[CentOS] Firefox Issue

Thu Jan 12 03:33:40 UTC 2017
ken <gebser at mousecar.com>

On 01/09/2017 01:51 PM, m.roth at 5-cent.us wrote:
> Always Learning wrote:
>> On Fri, 2017-01-06 at 12:54 -0500, m.roth at 5-cent.us wrote:
>>> James B. Byrne wrote:
>>>> On Thu, January 5, 2017 17:23, Always Learning wrote:
>>>>> Cyber attacks are gradually replacing armed conflicts.
>>>> Better fight with bits than blood.
>>> Yes, but... attacks on the friggin' IoT could result in lots of blood.
> Or, less so, what do you mean all the rail lines have been knocked out
> of commission for a week, and we can't get food to the eastern half of
> the country? Or power?
> <snip>
>> Query: How did the Reds get into the Democrats computer systems ? Hope
> it wasn't a Redhat/Centos system but an 'open Windoze' set-up.
> In at least one of the several, it was a phishing attack. ....

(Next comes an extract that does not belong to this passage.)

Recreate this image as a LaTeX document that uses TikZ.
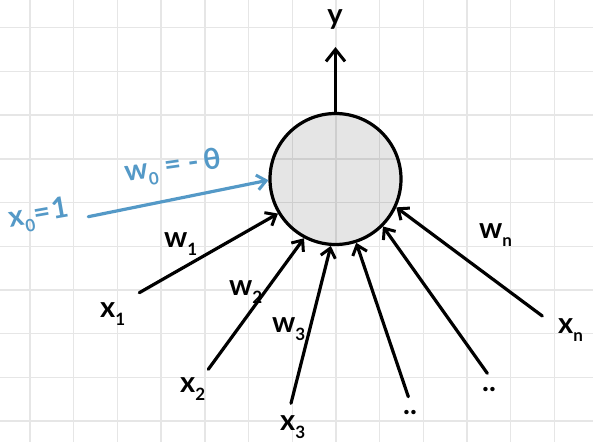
\documentclass[tikz,border=0pt]{standalone}
\usepackage{fontspec}
\setmainfont{Lato}
\usetikzlibrary{arrows.meta}
\definecolor{gridc}{HTML}{E6E6E6}
\definecolor{bluec}{HTML}{5499C7}
\newcommand{\lsub}[1]{\raisebox{-0.28em}{\fontsize{17}{17}\selectfont #1}}
\begin{document}
\begin{tikzpicture}[x=1pt,y=-1pt,
  gridline/.style={gridc,line width=1.4pt},
  inarrow/.style={line width=3.2pt,line cap=round,-{Straight Barb[length=9pt,width=15pt,line width=3pt]}},
  bluearrow/.style={bluec,line width=3.2pt,line cap=round,-{Straight Barb[length=9pt,width=15pt,line width=3pt]}},
  outarrow/.style={line width=3.2pt,line cap=round,-{Straight Barb[length=12pt,width=19pt,line width=3pt]}},
  lab/.style={font=\fontsize{29}{30}\selectfont\bfseries, inner sep=0pt},
  bluelab/.style={lab,text=bluec},
  neuron/.style={circle,minimum size=131pt,inner sep=0pt,draw=black,line width=3.2pt,fill=black,fill opacity=0.1,draw opacity=1}
]
\useasboundingbox (0,0) rectangle (593,442);
\fill[white] (0,0) rectangle (593,442);
% grid
\foreach \k in {0,...,12} {
  \draw[gridline] ({30+43.7*\k},0) -- ({30+43.7*\k},442);
}
\foreach \k in {0,...,9} {
  \draw[gridline] (0,{27.7+43.7*\k}) -- (593,{27.7+43.7*\k});
}
% neuron
\node[neuron] (c) at (335.5,179) {};
% output
\coordinate (yend) at (335.5,47);
\draw[outarrow] (c.north) -- (yend);
\node[lab,anchor=base] (ylab) at (335,24) {y};
% inputs start points
\coordinate (s1) at (139.3,292.7);
\coordinate (s2) at (208.3,369.3);
\coordinate (s3) at (291,403.3);
\coordinate (s4) at (408.3,396.7);
\coordinate (s5) at (487.3,373.3);
\coordinate (sn) at (542.3,316);
\coordinate (s0) at (88.3,216.7);
\draw[inarrow] (s1) -- (c.211.5);
\draw[inarrow] (s2) -- (c.242);
\draw[inarrow] (s3) -- (c.266.8);
\draw[inarrow] (s4) -- (c.288.2);
\draw[inarrow] (s5) -- (c.315);
\draw[inarrow] (sn) -- (c.335);
\draw[bluearrow] (s0) -- (c.181);
% labels
\node[lab,anchor=base west] (x1) at (100,317) {x\lsub{1}};
\node[lab,anchor=base west] (x2) at (180,392) {x\lsub{2}};
\node[lab,anchor=base west] (x3) at (280,430) {x\lsub{3}};
\node[lab,anchor=base] (x4) at (410,414) {..};
\node[lab,anchor=base] (x5) at (489,391) {..};
\node[lab,anchor=base west] (xn) at (558,333) {x\lsub{n}};
\node[lab,anchor=base west] (w1) at (164,247) {w\lsub{1}};
\node[lab,anchor=base west] (w2) at (229,295) {w\lsub{2}};
\node[lab,anchor=base west] (w3) at (272,332) {w\lsub{3}};
\node[lab,anchor=base west] (wn) at (479,238) {w\lsub{n}};
\node[bluelab,rotate=8] (w0) at (173,168) {w\lsub{0} = -\,θ};
\node[bluelab,rotate=10] (x0) at (39,216) {x\lsub{0}\kern1pt=\kern1pt1};
\end{tikzpicture}
\end{document}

Though not being a professional cyber spy, still I don't see how it's 
possible at all to determine the source of the hack.  Once someone's 
machine succumbs to a phish, the attacker could install something like 
tor which would conceal all hacker traffic with the hacked machine.  
Indeed, a professional could, further, set up a chain or web of such 
compromised machines, each connected to the other via tor to further 
hide the hacker's home... if that would even be necessary (?).

Moreover, https://www.youtube.com/watch?v=C2jD4SF9gFE and others also 
provide enlightening expert details about the software allegedly used in 
the hack, maintaining it was a couple years old, not even the latest 
versions available "off the shelf" on the dark web, hardly software 
which would be used by a state agent.